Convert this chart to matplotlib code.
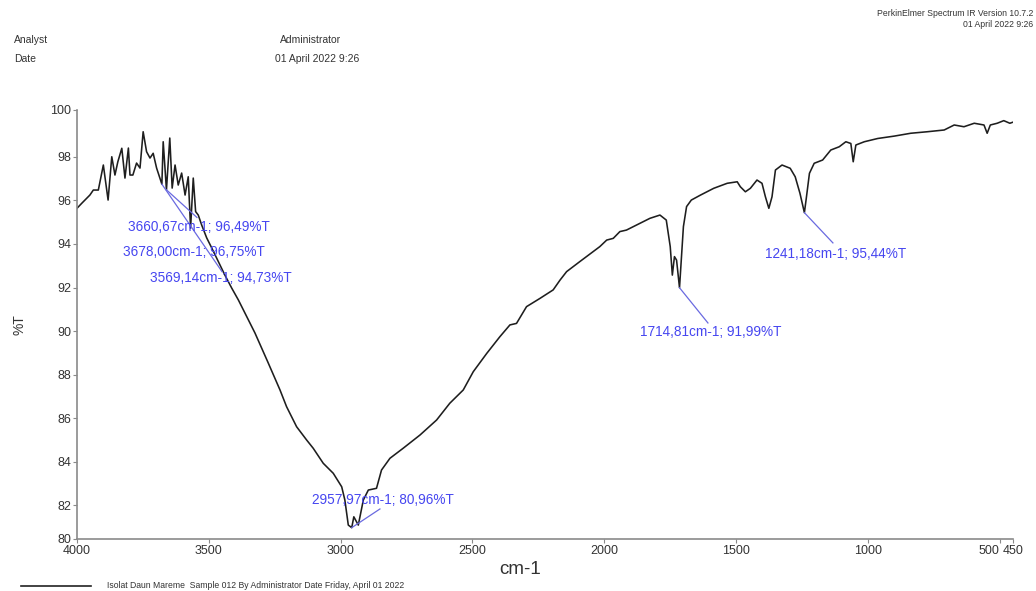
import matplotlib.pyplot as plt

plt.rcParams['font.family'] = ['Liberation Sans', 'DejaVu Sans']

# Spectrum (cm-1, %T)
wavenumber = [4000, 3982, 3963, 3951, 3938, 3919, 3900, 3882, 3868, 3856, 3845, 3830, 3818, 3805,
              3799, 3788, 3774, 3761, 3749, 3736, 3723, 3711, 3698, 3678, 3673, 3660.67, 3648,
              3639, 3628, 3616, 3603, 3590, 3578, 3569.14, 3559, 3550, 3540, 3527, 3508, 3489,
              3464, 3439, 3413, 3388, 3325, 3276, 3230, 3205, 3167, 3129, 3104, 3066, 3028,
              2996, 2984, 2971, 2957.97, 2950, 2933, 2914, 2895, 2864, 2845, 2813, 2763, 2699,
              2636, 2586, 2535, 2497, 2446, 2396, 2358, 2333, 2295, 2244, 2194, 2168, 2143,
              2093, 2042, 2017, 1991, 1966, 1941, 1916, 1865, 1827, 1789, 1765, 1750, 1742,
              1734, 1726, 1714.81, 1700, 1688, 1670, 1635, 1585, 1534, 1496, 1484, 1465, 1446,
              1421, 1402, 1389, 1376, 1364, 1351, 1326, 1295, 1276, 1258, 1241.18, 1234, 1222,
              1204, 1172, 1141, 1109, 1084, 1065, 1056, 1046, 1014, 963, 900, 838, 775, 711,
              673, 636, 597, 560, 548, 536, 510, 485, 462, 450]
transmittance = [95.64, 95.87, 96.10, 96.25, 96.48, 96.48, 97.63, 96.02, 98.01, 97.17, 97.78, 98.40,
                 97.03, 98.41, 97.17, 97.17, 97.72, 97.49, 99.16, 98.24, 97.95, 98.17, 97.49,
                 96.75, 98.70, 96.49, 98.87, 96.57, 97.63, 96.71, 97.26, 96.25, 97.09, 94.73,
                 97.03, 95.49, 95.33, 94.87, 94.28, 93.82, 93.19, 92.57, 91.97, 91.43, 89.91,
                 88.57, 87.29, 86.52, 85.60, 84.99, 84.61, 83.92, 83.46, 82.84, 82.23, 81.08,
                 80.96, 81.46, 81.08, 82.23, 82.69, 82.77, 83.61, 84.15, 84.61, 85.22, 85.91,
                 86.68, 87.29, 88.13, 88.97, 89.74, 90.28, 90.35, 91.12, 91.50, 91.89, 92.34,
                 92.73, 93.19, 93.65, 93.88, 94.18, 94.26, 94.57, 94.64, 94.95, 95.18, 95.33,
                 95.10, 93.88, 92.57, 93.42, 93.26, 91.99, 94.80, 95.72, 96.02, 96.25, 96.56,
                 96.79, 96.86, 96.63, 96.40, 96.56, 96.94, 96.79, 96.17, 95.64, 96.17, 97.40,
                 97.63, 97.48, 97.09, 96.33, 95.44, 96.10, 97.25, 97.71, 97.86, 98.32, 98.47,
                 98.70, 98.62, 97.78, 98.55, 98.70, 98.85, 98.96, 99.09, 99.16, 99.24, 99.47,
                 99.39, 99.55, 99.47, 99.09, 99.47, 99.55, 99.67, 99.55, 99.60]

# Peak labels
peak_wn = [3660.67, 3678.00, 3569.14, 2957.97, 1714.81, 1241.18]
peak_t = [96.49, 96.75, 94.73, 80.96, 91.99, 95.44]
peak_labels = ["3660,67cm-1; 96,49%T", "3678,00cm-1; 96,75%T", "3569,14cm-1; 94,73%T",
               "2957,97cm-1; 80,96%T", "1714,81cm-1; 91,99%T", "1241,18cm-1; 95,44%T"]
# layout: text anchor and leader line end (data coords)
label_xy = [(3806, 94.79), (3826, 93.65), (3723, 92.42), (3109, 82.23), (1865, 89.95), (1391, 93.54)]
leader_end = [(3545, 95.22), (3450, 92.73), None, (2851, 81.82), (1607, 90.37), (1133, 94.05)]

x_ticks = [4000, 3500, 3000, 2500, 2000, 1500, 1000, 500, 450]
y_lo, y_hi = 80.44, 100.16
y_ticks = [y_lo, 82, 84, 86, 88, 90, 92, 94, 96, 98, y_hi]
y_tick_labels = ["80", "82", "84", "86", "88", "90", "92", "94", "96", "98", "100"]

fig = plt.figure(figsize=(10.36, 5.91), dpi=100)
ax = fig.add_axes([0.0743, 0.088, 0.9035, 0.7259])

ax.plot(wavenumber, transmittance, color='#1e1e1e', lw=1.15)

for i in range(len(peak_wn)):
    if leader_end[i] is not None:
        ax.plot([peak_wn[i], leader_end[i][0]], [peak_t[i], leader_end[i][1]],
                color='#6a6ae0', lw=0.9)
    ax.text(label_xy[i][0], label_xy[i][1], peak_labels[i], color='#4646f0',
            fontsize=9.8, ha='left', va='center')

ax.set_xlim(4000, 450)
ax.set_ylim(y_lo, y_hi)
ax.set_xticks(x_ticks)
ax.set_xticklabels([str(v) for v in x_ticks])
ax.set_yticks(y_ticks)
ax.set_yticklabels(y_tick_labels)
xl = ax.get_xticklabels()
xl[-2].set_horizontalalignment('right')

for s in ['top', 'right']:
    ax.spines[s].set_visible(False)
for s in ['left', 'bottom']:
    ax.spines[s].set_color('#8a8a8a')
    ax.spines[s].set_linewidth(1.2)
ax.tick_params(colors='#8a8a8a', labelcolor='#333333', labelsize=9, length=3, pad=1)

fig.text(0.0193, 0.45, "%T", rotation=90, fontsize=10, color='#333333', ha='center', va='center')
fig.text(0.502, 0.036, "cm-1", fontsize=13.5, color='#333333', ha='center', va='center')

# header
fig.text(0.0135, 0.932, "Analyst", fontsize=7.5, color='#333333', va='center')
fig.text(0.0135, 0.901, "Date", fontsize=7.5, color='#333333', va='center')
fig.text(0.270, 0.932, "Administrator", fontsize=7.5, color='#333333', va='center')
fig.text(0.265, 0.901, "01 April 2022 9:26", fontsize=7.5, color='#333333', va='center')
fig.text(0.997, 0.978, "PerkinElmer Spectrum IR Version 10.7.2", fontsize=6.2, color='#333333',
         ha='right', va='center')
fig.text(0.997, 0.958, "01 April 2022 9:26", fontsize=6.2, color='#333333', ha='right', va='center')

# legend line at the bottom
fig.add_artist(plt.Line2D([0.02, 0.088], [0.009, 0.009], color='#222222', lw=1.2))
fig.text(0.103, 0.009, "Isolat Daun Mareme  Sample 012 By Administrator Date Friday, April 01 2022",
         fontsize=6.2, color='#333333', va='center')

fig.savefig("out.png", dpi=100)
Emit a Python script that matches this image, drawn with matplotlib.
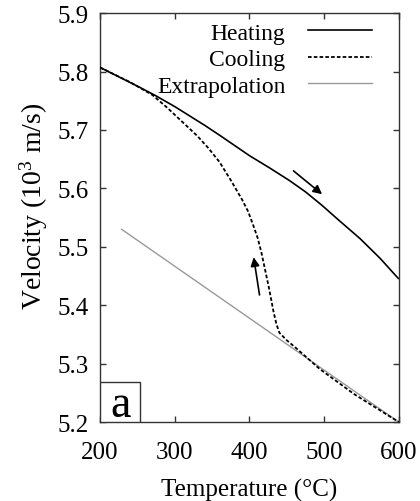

#####

In the entries above, find every line with the word "this" and list it.

Convert this chart to matplotlib code.
Emit a Python script that matches this image, drawn with matplotlib.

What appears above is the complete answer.